The task is huge, encompassing a thorough rethinking of how to reduce the toll from food-borne illness. First Acheson wants to speed up the trace-back process by which investigators figure out the source of an outbreak. Longer-term, he wants to work with industry and academia to see where in the food-distribution system contamination is most likely to occur and to devise strategies to fix those weak points.
He also is responsible for communicating risk to the public when outbreaks occur, a difficult task, given the public's emotional relationship to food and people's tendency to distrust government assurances.
Acheson does have personal experience to draw upon. In Britain, he once got a walloping case of food poisoning. "It was one of those ones that hits you about 2 a.m., and you throw up continuously for about 12 hours," he said. He also got felled in India. "My God, I was sick as a dog."
Acheson eats a lot of organic food -- not because he thinks it's safer, but because his wife works at an organic food co-op in Clarksville. He also credits her for getting him to exercise more -- he ran the Baltimore Marathon in 2002, finishing in just over four hours.
But his joints complained, and, these days, he spends his free time gardening, skiing, hiking and -- wouldn't you know it? -- watching his favorite: the Food Network.

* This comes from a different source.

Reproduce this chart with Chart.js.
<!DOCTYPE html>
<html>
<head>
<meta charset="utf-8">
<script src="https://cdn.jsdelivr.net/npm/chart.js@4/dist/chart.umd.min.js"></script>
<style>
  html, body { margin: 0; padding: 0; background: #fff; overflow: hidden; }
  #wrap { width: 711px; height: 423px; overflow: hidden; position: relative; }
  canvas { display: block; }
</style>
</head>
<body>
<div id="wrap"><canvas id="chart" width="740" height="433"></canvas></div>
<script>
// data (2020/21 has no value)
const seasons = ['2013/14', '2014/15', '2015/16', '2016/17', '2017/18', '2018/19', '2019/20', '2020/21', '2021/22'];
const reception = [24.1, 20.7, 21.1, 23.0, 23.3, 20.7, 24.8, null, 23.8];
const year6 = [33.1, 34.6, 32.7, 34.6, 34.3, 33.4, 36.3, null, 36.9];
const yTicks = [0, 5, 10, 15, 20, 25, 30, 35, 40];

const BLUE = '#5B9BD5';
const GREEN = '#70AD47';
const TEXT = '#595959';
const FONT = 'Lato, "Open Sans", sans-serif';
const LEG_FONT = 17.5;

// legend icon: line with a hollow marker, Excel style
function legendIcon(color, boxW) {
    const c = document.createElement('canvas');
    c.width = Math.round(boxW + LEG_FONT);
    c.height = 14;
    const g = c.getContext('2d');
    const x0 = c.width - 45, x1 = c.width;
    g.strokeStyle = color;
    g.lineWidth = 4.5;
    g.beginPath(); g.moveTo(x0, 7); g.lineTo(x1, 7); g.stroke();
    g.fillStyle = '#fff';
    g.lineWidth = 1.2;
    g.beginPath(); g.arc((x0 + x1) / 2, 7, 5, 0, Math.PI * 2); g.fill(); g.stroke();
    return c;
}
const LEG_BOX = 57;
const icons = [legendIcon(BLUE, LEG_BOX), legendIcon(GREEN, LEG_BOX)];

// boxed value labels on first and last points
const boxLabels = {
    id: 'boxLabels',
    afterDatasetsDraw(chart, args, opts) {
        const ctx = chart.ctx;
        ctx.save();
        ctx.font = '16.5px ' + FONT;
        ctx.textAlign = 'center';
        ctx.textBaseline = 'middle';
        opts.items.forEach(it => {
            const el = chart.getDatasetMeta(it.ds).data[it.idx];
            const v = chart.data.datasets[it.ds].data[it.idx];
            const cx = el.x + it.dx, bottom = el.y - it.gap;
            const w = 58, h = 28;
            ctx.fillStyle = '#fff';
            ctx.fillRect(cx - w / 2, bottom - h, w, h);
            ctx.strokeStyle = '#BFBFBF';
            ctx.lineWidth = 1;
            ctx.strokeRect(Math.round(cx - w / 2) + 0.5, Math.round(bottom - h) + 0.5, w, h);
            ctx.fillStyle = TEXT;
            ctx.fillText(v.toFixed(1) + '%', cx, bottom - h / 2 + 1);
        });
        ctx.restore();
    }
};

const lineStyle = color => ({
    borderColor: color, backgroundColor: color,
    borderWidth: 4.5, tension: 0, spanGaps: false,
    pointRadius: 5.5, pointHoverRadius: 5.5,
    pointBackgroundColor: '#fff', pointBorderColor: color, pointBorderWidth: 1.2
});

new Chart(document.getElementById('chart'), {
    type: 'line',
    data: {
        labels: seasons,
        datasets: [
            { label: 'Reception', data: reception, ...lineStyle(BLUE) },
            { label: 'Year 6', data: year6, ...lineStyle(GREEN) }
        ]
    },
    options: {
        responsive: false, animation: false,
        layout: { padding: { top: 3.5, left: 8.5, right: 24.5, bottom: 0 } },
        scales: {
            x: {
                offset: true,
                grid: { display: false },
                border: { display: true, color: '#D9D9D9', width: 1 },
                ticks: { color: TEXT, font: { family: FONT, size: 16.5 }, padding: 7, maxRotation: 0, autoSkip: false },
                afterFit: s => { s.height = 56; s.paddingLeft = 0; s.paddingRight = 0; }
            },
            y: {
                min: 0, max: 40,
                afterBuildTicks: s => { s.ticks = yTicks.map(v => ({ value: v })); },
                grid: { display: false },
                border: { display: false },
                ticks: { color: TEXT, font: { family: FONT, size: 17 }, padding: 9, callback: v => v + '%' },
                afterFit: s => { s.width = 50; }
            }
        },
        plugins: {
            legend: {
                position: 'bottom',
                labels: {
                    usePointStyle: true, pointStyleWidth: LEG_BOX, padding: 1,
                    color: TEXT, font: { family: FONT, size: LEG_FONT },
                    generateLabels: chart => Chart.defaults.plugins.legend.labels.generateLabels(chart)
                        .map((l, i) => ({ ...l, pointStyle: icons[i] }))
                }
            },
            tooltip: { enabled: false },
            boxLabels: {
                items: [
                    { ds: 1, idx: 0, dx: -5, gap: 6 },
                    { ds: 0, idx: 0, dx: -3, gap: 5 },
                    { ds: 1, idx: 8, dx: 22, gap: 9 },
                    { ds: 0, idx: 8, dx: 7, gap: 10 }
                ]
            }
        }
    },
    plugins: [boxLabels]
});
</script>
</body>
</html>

"Our food supply is really incredibly safe," Acheson emphasized. "We all eat food three or four times a day or more, and we don't get sick but rarely. Billions of servings of all kinds of food get consumed without any problem."
Yet new challenges are looming, he acknowledges, including today's very efficient distribution systems.
"Spinach picked on Monday is at the processor by Wednesday. It's in the consumer's hands by the following Monday and making them sick three days later. And it's in 40 states," he said. "That's quite daunting in terms of how do you get a handle on that. You don't know what's going on. You don't know if it's a deliberate attack, whether it's coming out of one small field in California or through a processor."
The steep rise in imports, driven in part by U.S. consumers' year-round demand for all kinds of food, complicates matters enormously and may drive the FDA to ask Congress for limited extra authority, Acheson said. But, given the huge array of foods that the FDA regulates, "it would take forever to inspect everything," he said. "You would burn so much money for nothing. It wouldn't buy you any fewer outbreaks or any less illness. It would just buy you a bunch of headaches."
Rather, he said, the FDA needs to focus on the foods and countries that pose the biggest risks, including the newest global players.
"The Chinese have gone from zero to 60 really fast," he said. "Even the best system in the world couldn't keep up with that."
Threats can help, Acheson said, and the FDA will strictly enforce U.S. safety standards. But education and creative training will also be crucial, he said.
Chinese-language Food Network, anyone?